Der Wert eines Baumes

Je nachdem, zu welchem Nutzen ein Baum gepflanzt wird, schätzen wir seinen Wert unterschiedlich ein. Es gibt unterschiedliche Bemessungen dafür, wie z.B. den volkswirtschaftlichen Holzwert durch die Ver­wertung oder den sozioökonomischen Wert durch die Leistungen wie Kühlung durch Verdunst­ungs­leistung über die Blattfläche, Wind- und Sonnenschutz, Filterung von Staub, Bereitstellung von Sauerstoff, Schatten und auch das Schaffen von Aufenthaltsqualität.

© Vergleich von einem alten Baum und vielen jungen Bäumen
Der Erhalt von großen Bäumen zahlt sich aus.

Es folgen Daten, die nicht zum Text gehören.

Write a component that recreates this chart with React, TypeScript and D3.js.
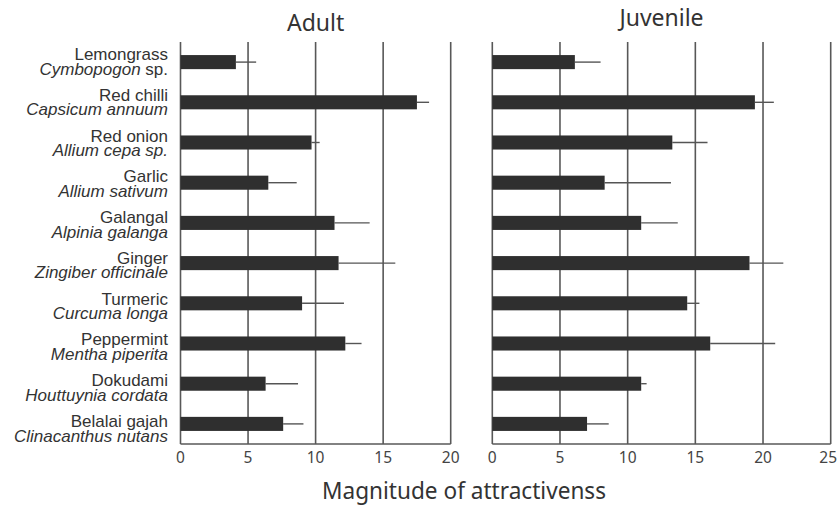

Ab einem Alter von zumindest 25 Jahren kann ein gesunder Baum diese Leistungen erbringen, daher zahlt es sich aus Baumbestände zu erhalten und ihre Vitalität zu fördern. Es ist leider ein bekanntes Problem, dass Bäume im Ortsgebiet kaum älter als 20 Jahre werden, und dann absterben. Der häufigste Grund ist die zu klein bemessene Baumgrube. Wird ein neuer Baum gepflanzt ent­stehen Kosten durch den Ankauf, den Transport, das Pflanzen, das Gießen und die Pflege, die gerade bei Jungbäumen sehr wichtig ist und jährlich anfällt. Auch im Schwammstadt-Prinzip gesetzte Bäume benötigen eine Jungbaumpflege, da die Bäume erst nach 3-5 Jahren Wachstum die Schwammstadt-Schicht erreichen. Unterschiedliche Bemessungen listet das Deutsche Baumpflegeportal auf, sowie das BMK.